There’s nothing like getting out into the great outdoors and enjoying some time on the water. There are many great activities to do on the water, but one of the most fun is stand-up paddle boarding. There is a wide range of different styles of stand-up paddle boarding, including downwind paddle boarding.
Here we want to dive in more deeply into Downwind Paddle Boarding and show you everything you should consider when you think about starting with this cool type of Paddleboarding.
So without further ado – let’s get started!
This type of paddle boarding utilizes strong winds and swells to allow the paddleboarder to move from one place to another. In other words, when down winding, you will be utilizing the wind and the waves to ride the surf. So it’s kind of a long-distance surfing board combined with a stand up paddle board.
Unlike simple paddle boarding, this type requires more experience and fitness.
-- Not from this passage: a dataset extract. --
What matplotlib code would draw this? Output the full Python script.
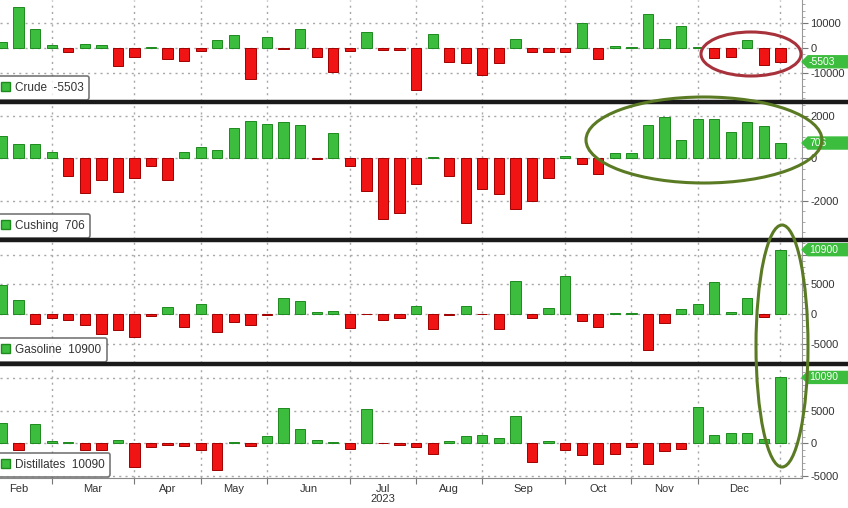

Along with this, anyone looking to downwind needs to be really up to date on what’s going on with the weather and the currents of the area they’re looking to surf. The knowledge needed also includes having a good understanding of proper places to start and land.
When it comes to down winding, the gear is also very important. Though you don’t need a special board for down winding, there are boards that are better designed to give you a better experience. And as always, if you’re really into it you should think about buying a specialized downwind board, as it is purely optimized to give you the best experience possible.
Most downwind SUPs are designed with a long, narrow body and have plenty of rockers. Rockers are the upward curvature that is found at the end of the board. That means there is both a tail and nose rocker. The rocker is important for downwinding because it helps the board keep from diving underwater, giving the user the ability to have better control and speed.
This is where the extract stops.